Produce an exact transcription of the listing below, omitting the pictures.

_DATASET EXCERPT:_
-- Start --
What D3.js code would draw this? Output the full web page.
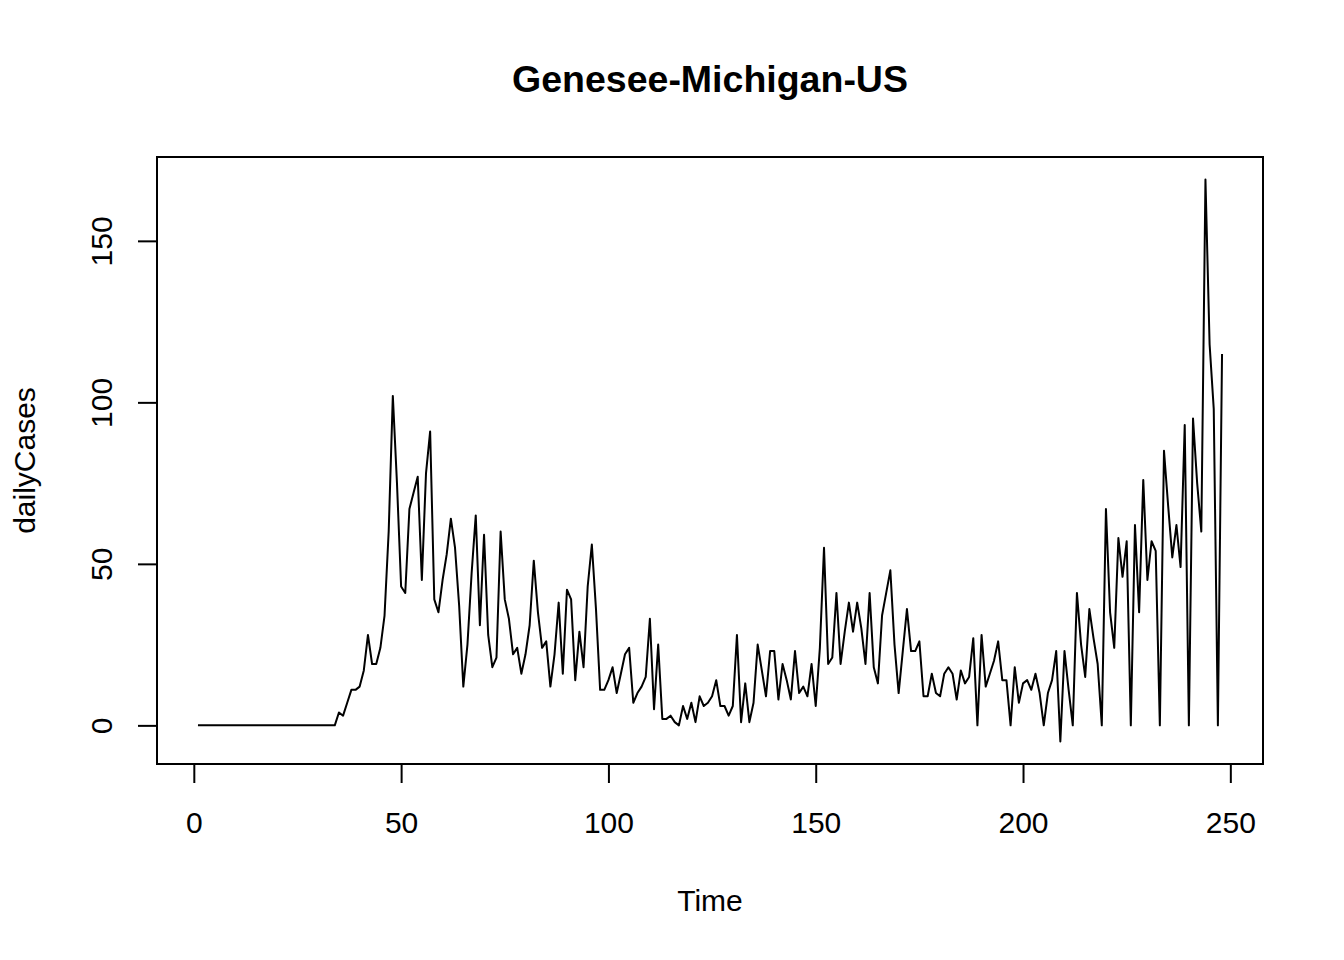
<!DOCTYPE html>
<html>
<head>
<meta charset="utf-8">
<script src="https://cdn.jsdelivr.net/npm/d3@7"></script>
<style>
  html, body { margin: 0; padding: 0; background: #fff; }
  svg { display: block; }
  text { font-family: "Liberation Sans", Arial, sans-serif; fill: #000; }
</style>
</head>
<body>
<svg id="chart" width="1344" height="960"></svg>
<script>
  // daily cases (t = 1..248)
  var LEADING_ZEROS = 34;
  var dailyCases = [
    4, 3, 7, 11, 11, 12, 17, 28, 19, 19, 24, 34, 60, 102, 75, 43,        // 35-50
    41, 67, 72, 77, 45, 78, 91, 39, 35, 45, 53, 64, 55, 37, 12, 25,      // 51-66
    47, 65, 31, 59, 28, 18, 21, 60, 39, 33, 22, 24, 16, 22, 31, 51,      // 67-82
    35, 24, 26, 12, 22, 38, 16, 42, 39, 14, 29, 18, 43, 56, 36, 11,      // 83-98
    11, 14, 18, 10, 16, 22, 24, 7, 10, 12, 15, 33, 5, 25, 2, 2,          // 99-114
    3, 1, 0, 6, 2, 7, 1, 9, 6, 7, 9, 14, 6, 6, 3, 6,                     // 115-130
    28, 1, 13, 1, 7, 25, 17, 9, 23, 23, 8, 19, 14, 8, 23, 10,            // 131-146
    12, 9, 19, 6, 24, 55, 19, 21, 41, 19, 29, 38, 29, 38, 30, 19,        // 147-162
    41, 18, 13, 34, 41, 48, 25, 10, 23, 36, 23, 23, 26, 9, 9, 16,        // 163-178
    10, 9, 16, 18, 16, 8, 17, 13, 15, 27, 0, 28, 12, 16, 20, 26,         // 179-194
    14, 14, 0, 18, 7, 13, 14, 11, 16, 10, 0, 10, 14, 23, -5, 23,         // 195-210
    11, 0, 41, 25, 15, 36, 27, 19, 0, 67, 35, 24, 58, 46, 57, 0,         // 211-226
    62, 35, 76, 45, 57, 54, 0, 85, 68, 52, 62, 49, 93, 0, 95, 75,        // 227-242
    60, 169, 118, 98, 0, 115                                             // 243-248
  ];
  var series = d3.range(LEADING_ZEROS).map(function () { return 0; }).concat(dailyCases);

  var xTicks = [0, 50, 100, 150, 200, 250];
  var yTicks = [0, 50, 100, 150];
  var TITLE = 'Genesee-Michigan-US';
  var X_LABEL = 'Time';
  var Y_LABEL = 'dailyCases';

  var points = series.map(function (v, i) { return { t: i + 1, v: v }; });

  // plot region (R base graphics box)
  var plotL = 157, plotR = 1263, plotT = 157, plotB = 764;

  // R style 4% padding of the data range
  function padded(ext) {
    var d = (ext[1] - ext[0]) * 0.04;
    return [ext[0] - d, ext[1] + d];
  }

  var x = d3.scaleLinear()
    .domain(padded(d3.extent(points, function (d) { return d.t; })))
    .range([plotL, plotR]);
  var y = d3.scaleLinear()
    .domain(padded(d3.extent(points, function (d) { return d.v; })))
    .range([plotB, plotT]);

  var svg = d3.select('#chart');
  svg.append('rect').attr('width', 1344).attr('height', 960).attr('fill', '#fff');

  // series line
  var line = d3.line()
    .x(function (d) { return x(d.t); })
    .y(function (d) { return y(d.v); });

  svg.append('path')
    .datum(points)
    .attr('d', line)
    .attr('fill', 'none')
    .attr('stroke', '#000')
    .attr('stroke-width', 2)
    .attr('stroke-linejoin', 'round');

  // box
  svg.append('rect')
    .attr('x', plotL).attr('y', plotT)
    .attr('width', plotR - plotL).attr('height', plotB - plotT)
    .attr('fill', 'none')
    .attr('stroke', '#000')
    .attr('stroke-width', 2);

  // x axis
  var gx = svg.append('g')
    .attr('transform', 'translate(0,' + plotB + ')')
    .call(d3.axisBottom(x).tickValues(xTicks).tickSize(19).tickPadding(29));
  gx.select('.domain').remove();
  gx.selectAll('.tick line').attr('stroke', '#000').attr('stroke-width', 2);
  gx.selectAll('.tick text')
    .attr('font-size', 30)
    .style('font-family', '"Liberation Sans", Arial, sans-serif')
    .attr('fill', '#000');

  // y axis, labels turned like R's las = 0
  var gy = svg.append('g')
    .attr('transform', 'translate(' + plotL + ',0)')
    .call(d3.axisLeft(y).tickValues(yTicks).tickSize(19));
  gy.select('.domain').remove();
  gy.selectAll('.tick line').attr('stroke', '#000').attr('stroke-width', 2);
  gy.selectAll('.tick text')
    .attr('transform', 'rotate(-90)')
    .attr('x', 0)
    .attr('y', -45)
    .attr('dy', 0)
    .attr('text-anchor', 'middle')
    .attr('font-size', 30)
    .style('font-family', '"Liberation Sans", Arial, sans-serif')
    .attr('fill', '#000');

  // titles
  svg.append('text')
    .attr('x', (plotL + plotR) / 2)
    .attr('y', 92)
    .attr('text-anchor', 'middle')
    .attr('font-size', 37.5)
    .attr('font-weight', 'bold')
    .text(TITLE);

  svg.append('text')
    .attr('x', (plotL + plotR) / 2)
    .attr('y', 911)
    .attr('text-anchor', 'middle')
    .attr('font-size', 30)
    .text(X_LABEL);

  svg.append('text')
    .attr('transform', 'translate(35,' + ((plotT + plotB) / 2) + ') rotate(-90)')
    .attr('text-anchor', 'middle')
    .attr('font-size', 30)
    .text(Y_LABEL);
</script>
</body>
</html>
-- End --
_REPLY:_
What D3.js code would draw this? Output the full web page.
<!DOCTYPE html>
<html>
<head>
<meta charset="utf-8">
<script src="https://cdn.jsdelivr.net/npm/d3@7"></script>
<style>
  html, body { margin: 0; padding: 0; background: #fff; }
  svg { display: block; }
  text { font-family: "Liberation Sans", Arial, sans-serif; fill: #000; }
</style>
</head>
<body>
<svg id="chart" width="1344" height="960"></svg>
<script>
  // daily cases (t = 1..248)
  var LEADING_ZEROS = 34;
  var dailyCases = [
    4, 3, 7, 11, 11, 12, 17, 28, 19, 19, 24, 34, 60, 102, 75, 43,        // 35-50
    41, 67, 72, 77, 45, 78, 91, 39, 35, 45, 53, 64, 55, 37, 12, 25,      // 51-66
    47, 65, 31, 59, 28, 18, 21, 60, 39, 33, 22, 24, 16, 22, 31, 51,      // 67-82
    35, 24, 26, 12, 22, 38, 16, 42, 39, 14, 29, 18, 43, 56, 36, 11,      // 83-98
    11, 14, 18, 10, 16, 22, 24, 7, 10, 12, 15, 33, 5, 25, 2, 2,          // 99-114
    3, 1, 0, 6, 2, 7, 1, 9, 6, 7, 9, 14, 6, 6, 3, 6,                     // 115-130
    28, 1, 13, 1, 7, 25, 17, 9, 23, 23, 8, 19, 14, 8, 23, 10,            // 131-146
    12, 9, 19, 6, 24, 55, 19, 21, 41, 19, 29, 38, 29, 38, 30, 19,        // 147-162
    41, 18, 13, 34, 41, 48, 25, 10, 23, 36, 23, 23, 26, 9, 9, 16,        // 163-178
    10, 9, 16, 18, 16, 8, 17, 13, 15, 27, 0, 28, 12, 16, 20, 26,         // 179-194
    14, 14, 0, 18, 7, 13, 14, 11, 16, 10, 0, 10, 14, 23, -5, 23,         // 195-210
    11, 0, 41, 25, 15, 36, 27, 19, 0, 67, 35, 24, 58, 46, 57, 0,         // 211-226
    62, 35, 76, 45, 57, 54, 0, 85, 68, 52, 62, 49, 93, 0, 95, 75,        // 227-242
    60, 169, 118, 98, 0, 115                                             // 243-248
  ];
  var series = d3.range(LEADING_ZEROS).map(function () { return 0; }).concat(dailyCases);

  var xTicks = [0, 50, 100, 150, 200, 250];
  var yTicks = [0, 50, 100, 150];
  var TITLE = 'Genesee-Michigan-US';
  var X_LABEL = 'Time';
  var Y_LABEL = 'dailyCases';

  var points = series.map(function (v, i) { return { t: i + 1, v: v }; });

  // plot region (R base graphics box)
  var plotL = 157, plotR = 1263, plotT = 157, plotB = 764;

  // R style 4% padding of the data range
  function padded(ext) {
    var d = (ext[1] - ext[0]) * 0.04;
    return [ext[0] - d, ext[1] + d];
  }

  var x = d3.scaleLinear()
    .domain(padded(d3.extent(points, function (d) { return d.t; })))
    .range([plotL, plotR]);
  var y = d3.scaleLinear()
    .domain(padded(d3.extent(points, function (d) { return d.v; })))
    .range([plotB, plotT]);

  var svg = d3.select('#chart');
  svg.append('rect').attr('width', 1344).attr('height', 960).attr('fill', '#fff');

  // series line
  var line = d3.line()
    .x(function (d) { return x(d.t); })
    .y(function (d) { return y(d.v); });

  svg.append('path')
    .datum(points)
    .attr('d', line)
    .attr('fill', 'none')
    .attr('stroke', '#000')
    .attr('stroke-width', 2)
    .attr('stroke-linejoin', 'round');

  // box
  svg.append('rect')
    .attr('x', plotL).attr('y', plotT)
    .attr('width', plotR - plotL).attr('height', plotB - plotT)
    .attr('fill', 'none')
    .attr('stroke', '#000')
    .attr('stroke-width', 2);

  // x axis
  var gx = svg.append('g')
    .attr('transform', 'translate(0,' + plotB + ')')
    .call(d3.axisBottom(x).tickValues(xTicks).tickSize(19).tickPadding(29));
  gx.select('.domain').remove();
  gx.selectAll('.tick line').attr('stroke', '#000').attr('stroke-width', 2);
  gx.selectAll('.tick text')
    .attr('font-size', 30)
    .style('font-family', '"Liberation Sans", Arial, sans-serif')
    .attr('fill', '#000');

  // y axis, labels turned like R's las = 0
  var gy = svg.append('g')
    .attr('transform', 'translate(' + plotL + ',0)')
    .call(d3.axisLeft(y).tickValues(yTicks).tickSize(19));
  gy.select('.domain').remove();
  gy.selectAll('.tick line').attr('stroke', '#000').attr('stroke-width', 2);
  gy.selectAll('.tick text')
    .attr('transform', 'rotate(-90)')
    .attr('x', 0)
    .attr('y', -45)
    .attr('dy', 0)
    .attr('text-anchor', 'middle')
    .attr('font-size', 30)
    .style('font-family', '"Liberation Sans", Arial, sans-serif')
    .attr('fill', '#000');

  // titles
  svg.append('text')
    .attr('x', (plotL + plotR) / 2)
    .attr('y', 92)
    .attr('text-anchor', 'middle')
    .attr('font-size', 37.5)
    .attr('font-weight', 'bold')
    .text(TITLE);

  svg.append('text')
    .attr('x', (plotL + plotR) / 2)
    .attr('y', 911)
    .attr('text-anchor', 'middle')
    .attr('font-size', 30)
    .text(X_LABEL);

  svg.append('text')
    .attr('transform', 'translate(35,' + ((plotT + plotB) / 2) + ') rotate(-90)')
    .attr('text-anchor', 'middle')
    .attr('font-size', 30)
    .text(Y_LABEL);
</script>
</body>
</html>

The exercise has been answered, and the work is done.